Amtrak ridership is up strongly in the wake of record high gas prices, with May setting a new ridership record and the passenger railroad expecting to reach 28 million riders in 2008. There could be even more riders, but for 37 years of active neglect by Washington and continued attempts at derailing Amtrak by dead-enders like President Bush. A McCain administration will be no different: the Arizona senator is a longtime Amtrak critic.

Amtrak Seeks New Riders at National Train Day

20080510_trainday_4313

If Amtrak's intent was to entice travelers weary of airport hassles and gas-price inflation to try the train, this weekend's one-day event at Los Angeles Union Station may have been a success. Attendance at this event was likely boosted by a busy Taiwanese cultural festival across the street from the station, but I witnessed many families touring the sample Coast Starlight consist and visiting the display and entertainment venues.

With ridership up on Amtrak as well as mass transit systems, this is an opportune time to catch the attention of Americans looking for alternatives to driving and flying. In addition to Los Angeles, the national passenger railroad held events in New York, Washington, Chicago and other locations around the country.

Getting From Here to There

The gas station on Alameda Street in downtown Los Angeles is offering regular for $4.45 a gallon. While that's high even for L.A., by next year it could seem like a bargain. Crude oil topped $113 a barrel today.

Beset by high fuel costs, Aloha Airlines, ATA Airlines, and Skybus all went out of business in just the past two weeks, while Frontier Airlines declared bankruptcy.

United and American grounded thousands of flights to catch up on FAA-mandated safety inspections. And with the announced merger of Delta and Northwest, "critics fear the merger will lead to higher airfares, a decline in customer service, the elimination of jobs and fewer flights, particularly to small cities," reports the Detroit Free Press. That's exactly what we reported almost three years ago: "...air service to small towns will have to go, along with the cheap fares Americans have gotten used to."

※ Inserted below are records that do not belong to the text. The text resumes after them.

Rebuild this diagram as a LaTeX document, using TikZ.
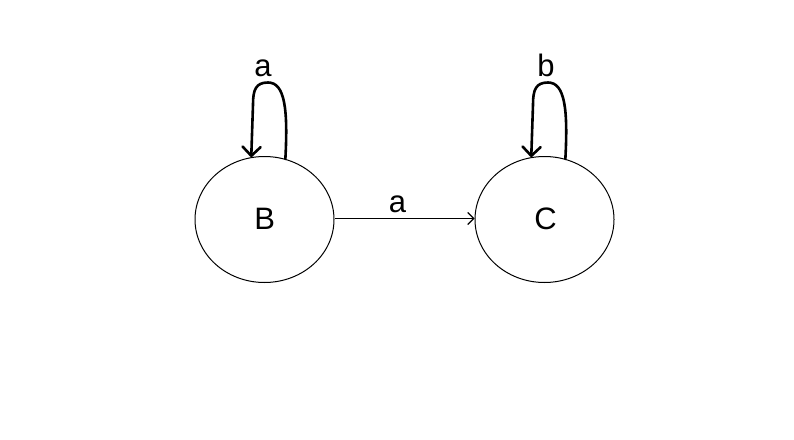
\documentclass[tikz,border=0pt]{standalone}
\usepackage{fontspec}
\setmainfont{Liberation Sans}
\usetikzlibrary{shapes.geometric,arrows.meta,calc}
\begin{document}
\begin{tikzpicture}[x=1pt,y=-1pt,
  state/.style={ellipse,draw,line width=1pt,minimum width=139pt,minimum height=126pt,inner sep=0pt},
  lbl/.style={font=\fontsize{31}{36}\selectfont,inner sep=0pt,anchor=base},
  loopline/.style={line width=2.6pt,line cap=round,line join=round,-{Straight Barb[length=9pt,width=18pt,line cap=round,line join=round]}},
  trans/.style={line width=1.1pt,-{Straight Barb[length=6pt,width=12pt]}}]
\useasboundingbox (0,0) rectangle (794,439);
\fill[white] (0,0) rectangle (794,439);
\node[state] (B) at (264.5,219.5) {};
\node[state] (C) at (544.5,219.5) {};
\node[lbl] (Bt) at (264.7,229) {B};
\node[lbl] (Ct) at (545.5,229) {C};
\node[lbl] (la) at (263,76) {a};
\node[lbl] (lb) at (546,76) {b};
\node[lbl] (le) at (397.5,212) {a};
\draw[trans] (B.east |- 0,218.5) -- (C.west |- 0,218.5);
\draw[loopline] (B.71) .. controls ($(B.center)+(23.5,-110)$) and ($(B.center)+(20.5,-137)$) .. ($(B.center)+(3.5,-137)$)
  .. controls ($(B.center)+(-8.5,-137)$) and ($(B.center)+(-11.5,-130)$) .. ($(B.center)+(-11.5,-115)$) -- (B.102);
\draw[loopline] (C.71) .. controls ($(C.center)+(23.5,-110)$) and ($(C.center)+(20.5,-137)$) .. ($(C.center)+(3.5,-137)$)
  .. controls ($(C.center)+(-8.5,-137)$) and ($(C.center)+(-11.5,-130)$) .. ($(C.center)+(-11.5,-115)$) -- (C.102);
\end{tikzpicture}
\end{document}
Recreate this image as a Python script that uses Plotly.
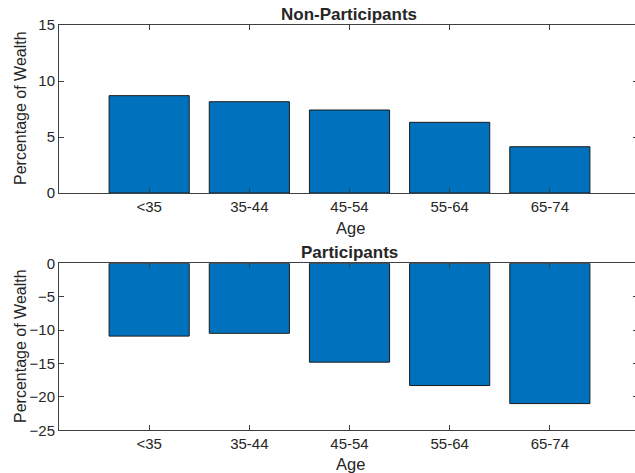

In the same story, we also warned that "[airlines and highways]  can not sustain themselves under their current operating model and may not be viable options to handle the expected 40% growth in passenger travel over the next two decades."

So how do we get from here to there? With the sorry state of our national rail passenger network, there aren't many options. At a time when we should be investing in transportation infrastructure to ensure that all three legs of our multi-modal network can support current and future travel loads, there's not a single, coherent, balanced plan emanating from Congress or the U.S. Department of Transportation. Of the three major presidential candidates, only Barack Obama speaks directly to our transportation needs. Neither Clinton nor McCain bother to address transportation issues on their campaign Web sites.

Leadership in Washington is thoroughly lacking and we can't count on market forces alone. It's never happened before: without direction and support from the federal government, neither railroads nor airlines nor automobiles could have become effective transportation systems. But what about the future? Unless the next administration takes charge of this challenge, it's hard to see how we will ever get from here to there.